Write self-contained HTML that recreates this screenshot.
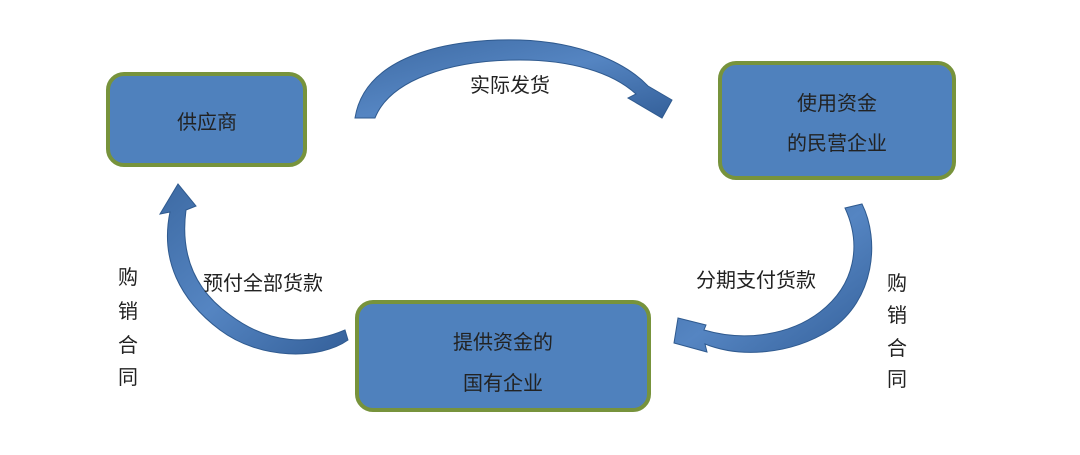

==

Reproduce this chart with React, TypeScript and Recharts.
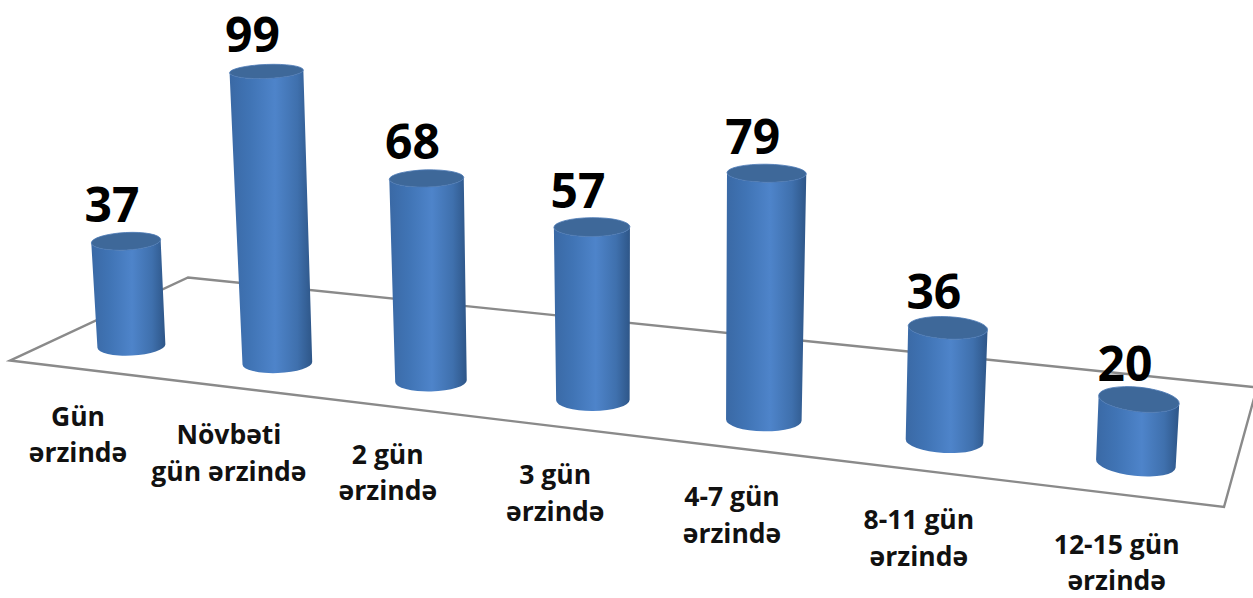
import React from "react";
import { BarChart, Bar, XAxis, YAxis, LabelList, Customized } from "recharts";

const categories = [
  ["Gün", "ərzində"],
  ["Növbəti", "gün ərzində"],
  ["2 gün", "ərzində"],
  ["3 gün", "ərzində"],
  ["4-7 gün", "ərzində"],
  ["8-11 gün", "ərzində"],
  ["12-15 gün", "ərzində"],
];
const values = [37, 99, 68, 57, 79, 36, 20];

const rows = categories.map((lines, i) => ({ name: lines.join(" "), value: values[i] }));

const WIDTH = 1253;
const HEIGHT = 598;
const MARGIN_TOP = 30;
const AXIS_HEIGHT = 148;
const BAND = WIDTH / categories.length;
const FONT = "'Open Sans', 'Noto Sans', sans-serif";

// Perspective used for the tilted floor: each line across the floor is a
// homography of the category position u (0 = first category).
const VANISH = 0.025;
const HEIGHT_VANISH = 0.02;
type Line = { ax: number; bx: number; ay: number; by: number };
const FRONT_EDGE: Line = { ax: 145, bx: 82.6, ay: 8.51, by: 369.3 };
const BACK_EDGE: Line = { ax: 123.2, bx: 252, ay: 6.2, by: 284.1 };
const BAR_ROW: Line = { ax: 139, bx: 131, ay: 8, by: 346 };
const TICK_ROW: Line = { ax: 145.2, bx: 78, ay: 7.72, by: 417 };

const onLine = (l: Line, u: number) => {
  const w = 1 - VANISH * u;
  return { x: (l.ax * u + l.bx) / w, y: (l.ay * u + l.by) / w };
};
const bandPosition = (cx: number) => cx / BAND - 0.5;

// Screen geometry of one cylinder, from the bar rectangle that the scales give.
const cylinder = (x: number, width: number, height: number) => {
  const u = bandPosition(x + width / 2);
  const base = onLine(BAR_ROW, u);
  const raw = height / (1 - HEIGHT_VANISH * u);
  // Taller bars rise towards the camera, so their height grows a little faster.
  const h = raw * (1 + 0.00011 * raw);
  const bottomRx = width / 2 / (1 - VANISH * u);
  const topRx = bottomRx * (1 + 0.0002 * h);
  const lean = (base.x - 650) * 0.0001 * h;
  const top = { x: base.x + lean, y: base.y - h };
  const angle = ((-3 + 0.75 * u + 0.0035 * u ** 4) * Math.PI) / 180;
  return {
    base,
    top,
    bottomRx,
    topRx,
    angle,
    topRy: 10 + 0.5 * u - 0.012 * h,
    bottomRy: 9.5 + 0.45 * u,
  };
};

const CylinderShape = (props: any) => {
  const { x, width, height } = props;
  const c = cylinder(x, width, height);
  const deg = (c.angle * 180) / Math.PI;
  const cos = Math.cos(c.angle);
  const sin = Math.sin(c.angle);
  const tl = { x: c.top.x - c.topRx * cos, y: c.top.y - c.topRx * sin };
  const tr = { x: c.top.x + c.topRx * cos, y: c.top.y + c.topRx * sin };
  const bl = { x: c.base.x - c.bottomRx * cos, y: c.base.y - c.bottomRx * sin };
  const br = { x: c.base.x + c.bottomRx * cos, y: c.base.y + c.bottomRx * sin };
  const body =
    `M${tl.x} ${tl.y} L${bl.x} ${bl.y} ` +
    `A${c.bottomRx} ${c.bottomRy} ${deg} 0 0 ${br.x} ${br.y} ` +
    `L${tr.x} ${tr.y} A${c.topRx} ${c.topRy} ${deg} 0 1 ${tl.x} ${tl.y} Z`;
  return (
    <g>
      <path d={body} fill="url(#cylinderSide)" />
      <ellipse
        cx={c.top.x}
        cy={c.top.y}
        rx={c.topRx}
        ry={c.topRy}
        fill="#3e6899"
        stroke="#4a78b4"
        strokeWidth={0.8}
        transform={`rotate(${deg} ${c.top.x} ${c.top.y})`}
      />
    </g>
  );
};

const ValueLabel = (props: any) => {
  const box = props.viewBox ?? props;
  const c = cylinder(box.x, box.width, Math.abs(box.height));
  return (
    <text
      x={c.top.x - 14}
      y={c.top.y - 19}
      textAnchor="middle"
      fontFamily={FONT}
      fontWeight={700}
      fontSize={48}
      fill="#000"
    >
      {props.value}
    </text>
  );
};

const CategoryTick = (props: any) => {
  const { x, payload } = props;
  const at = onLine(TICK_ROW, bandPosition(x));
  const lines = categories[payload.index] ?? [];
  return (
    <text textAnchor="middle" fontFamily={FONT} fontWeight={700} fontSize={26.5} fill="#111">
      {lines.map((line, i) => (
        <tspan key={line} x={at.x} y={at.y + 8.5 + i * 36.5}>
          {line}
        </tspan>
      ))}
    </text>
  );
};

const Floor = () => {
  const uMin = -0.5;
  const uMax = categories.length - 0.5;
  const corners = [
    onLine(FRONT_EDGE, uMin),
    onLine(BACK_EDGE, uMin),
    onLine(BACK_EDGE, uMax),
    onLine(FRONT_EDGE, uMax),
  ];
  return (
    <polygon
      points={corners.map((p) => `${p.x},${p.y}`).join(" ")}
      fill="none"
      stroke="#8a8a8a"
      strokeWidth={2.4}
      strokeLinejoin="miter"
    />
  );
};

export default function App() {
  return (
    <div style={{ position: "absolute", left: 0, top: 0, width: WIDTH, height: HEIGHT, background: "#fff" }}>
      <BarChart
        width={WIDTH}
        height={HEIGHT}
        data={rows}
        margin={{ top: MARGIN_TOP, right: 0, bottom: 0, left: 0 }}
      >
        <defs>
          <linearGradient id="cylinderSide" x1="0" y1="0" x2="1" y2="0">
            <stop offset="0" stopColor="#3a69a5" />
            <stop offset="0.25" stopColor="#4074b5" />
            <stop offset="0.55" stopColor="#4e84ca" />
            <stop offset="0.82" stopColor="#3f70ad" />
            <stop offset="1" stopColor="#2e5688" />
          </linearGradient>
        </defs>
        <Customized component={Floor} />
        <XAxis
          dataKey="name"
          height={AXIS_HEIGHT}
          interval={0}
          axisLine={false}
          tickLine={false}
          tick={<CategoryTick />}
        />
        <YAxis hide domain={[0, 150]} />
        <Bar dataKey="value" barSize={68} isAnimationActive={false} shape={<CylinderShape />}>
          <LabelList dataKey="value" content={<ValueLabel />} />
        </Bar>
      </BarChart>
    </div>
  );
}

_Exercise requirements_
Copy exactly, and copy only, the lines from the one with "Reproduce this chart" to the one with "const bandPosition = (cx: number)", ends included. Pictures are not part of the copy.

_Answer below_
Reproduce this chart with React, TypeScript and Recharts.
import React from "react";
import { BarChart, Bar, XAxis, YAxis, LabelList, Customized } from "recharts";

const categories = [
  ["Gün", "ərzində"],
  ["Növbəti", "gün ərzində"],
  ["2 gün", "ərzində"],
  ["3 gün", "ərzində"],
  ["4-7 gün", "ərzində"],
  ["8-11 gün", "ərzində"],
  ["12-15 gün", "ərzində"],
];
const values = [37, 99, 68, 57, 79, 36, 20];

const rows = categories.map((lines, i) => ({ name: lines.join(" "), value: values[i] }));

const WIDTH = 1253;
const HEIGHT = 598;
const MARGIN_TOP = 30;
const AXIS_HEIGHT = 148;
const BAND = WIDTH / categories.length;
const FONT = "'Open Sans', 'Noto Sans', sans-serif";

// Perspective used for the tilted floor: each line across the floor is a
// homography of the category position u (0 = first category).
const VANISH = 0.025;
const HEIGHT_VANISH = 0.02;
type Line = { ax: number; bx: number; ay: number; by: number };
const FRONT_EDGE: Line = { ax: 145, bx: 82.6, ay: 8.51, by: 369.3 };
const BACK_EDGE: Line = { ax: 123.2, bx: 252, ay: 6.2, by: 284.1 };
const BAR_ROW: Line = { ax: 139, bx: 131, ay: 8, by: 346 };
const TICK_ROW: Line = { ax: 145.2, bx: 78, ay: 7.72, by: 417 };

const onLine = (l: Line, u: number) => {
  const w = 1 - VANISH * u;
  return { x: (l.ax * u + l.bx) / w, y: (l.ay * u + l.by) / w };
};
const bandPosition = (cx: number) => cx / BAND - 0.5;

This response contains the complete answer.